Most everyone that I know likes to be complimented – whether it is how they dress, the job they have done, the responsibility they have fulfilled, to name a few. In the parable of the talents, Jesus responded with a compliment - “Well done…” (Matt. 25:21, 23).
A compliment is much different than flattery, which is nothing more than hollow praise given for the purpose of gaining power over another person. Providing compliments is very similar to social praise. Mark Twain said, “I can live two months on a good compliment.” A great compliment from my wife makes me want to work harder on her “hubby to-do list.”
Although most would not admit it, we all need and want praise, recognition, and acceptance. William James once said, “The deepest principle of human nature is the craving to be appreciated.”

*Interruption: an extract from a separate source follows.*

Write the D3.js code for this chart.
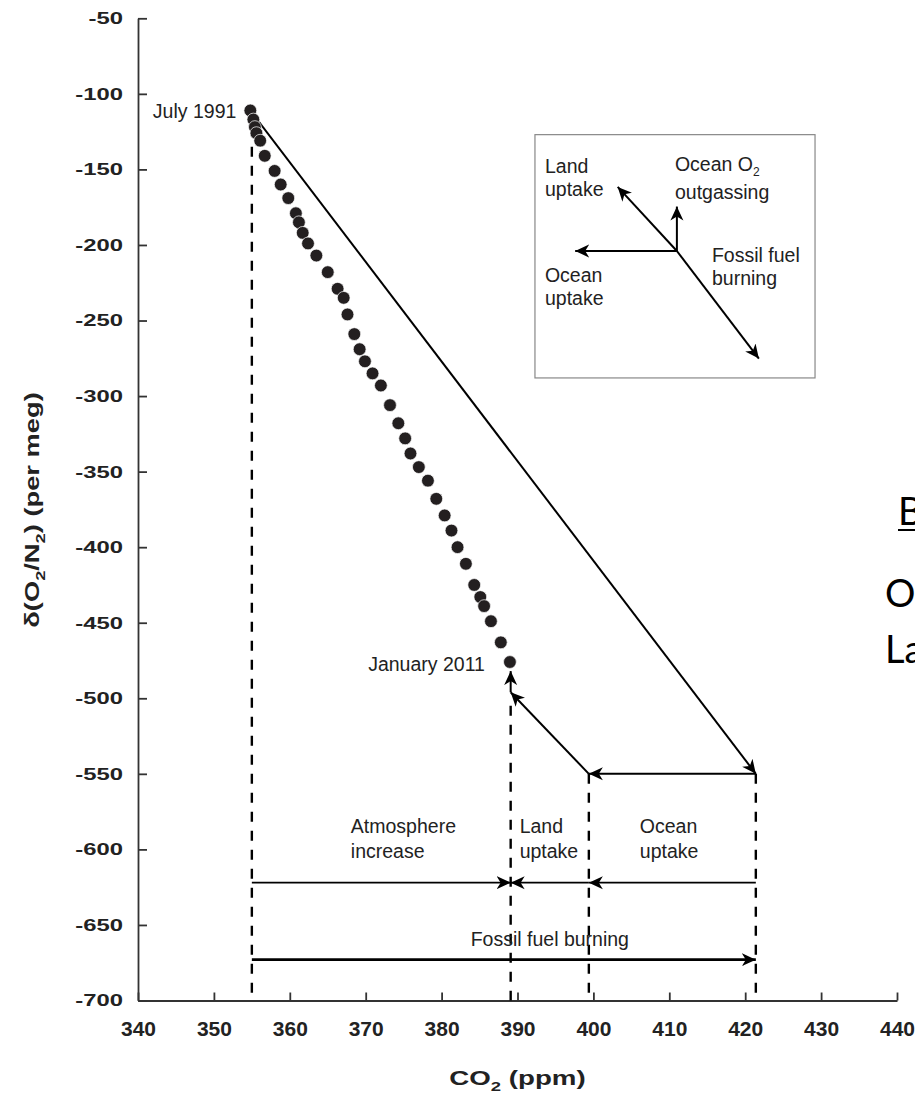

Never underestimate the power of a compliment. We can see how simple praise given to a child or a teenager lights up their life. We know how a simple thank you can "make our own day."
God even gave himself a compliment when He looks out over His creations, “God saw all that he had made, and it was very good. . ..” (Gen. 1:31NIV)
God placed in every human being the need to be respected and accepted. One of the reasons social praise is so effective is because it makes the recipient feel needed and valued.
We need affection to satisfy the need to belong; we want praise so we can feel admired, and we want recognition to satisfy our need for personal worth. Honest and sincere compliments help build self-esteem, set the stage for a person feeling good, and send messages of appreciation.
Compliments given publicly in your class show positive regard and esteem for the student receiving the compliment. Take an inventory of the number of compliments you give out in your class compared to the number of criticisms. Furthermore, many times teachers get so wrapped up in presenting the lesson and in maintaining control that they forget the emotional needs of those real people seated in front of them.
General statements often appear insincere. The answer is to be specific to what you are offering a compliment on. Don’t be vague, such as “You’re awesome!” and “Great Job!” This may be true, but they do not have any staying power. Be more specific, such as, “You did that report very well. I loved how you organized it so thoroughly and provided such detailed notes for the class.” This approach will appear genuine.
Compliments have the power to change behavior because they make the recipient feel needed and valued. The individual now has a reputation to live up to or an opportunity to prove the validity of the compliment. Besides that, it's hard to not get along and comply with people who admire you, agree with you, and do nice things for you. By mentioning someone's first name, the compliment gets really personal and adds to its sincerity.
Acknowledging is saying who someone is and how you saw it and allows you to express the value you see in another person. Example: “You are compassionate, and I observed it when you sat next to our international student in the cafeteria.” Acknowledging is a powerful tool to get your caring message across, and opens the hearts of students to receive advice and direction for their lives.
“Championing is expressing your beliefs in another person by saying what you see in them (that they likely do not even see in themselves).” For example, “I am confident that you can get your homework in on time. I’ve seen you do it time and time again, and I know that you’re capable of doing what you set your mind to do.”
According to Dr. Jeff Myers, “Together, the skills of complementing, acknowledging and championing make others feel respected and increase their confidence as they begin to see a more accurate view of themselves.”
It costs very little in time and energy to give a word of encouragement or compliment. Begin today! And, if this is already part of your daily routine, check to see if you are specific enough. Set as your goal no less than five compliments per day.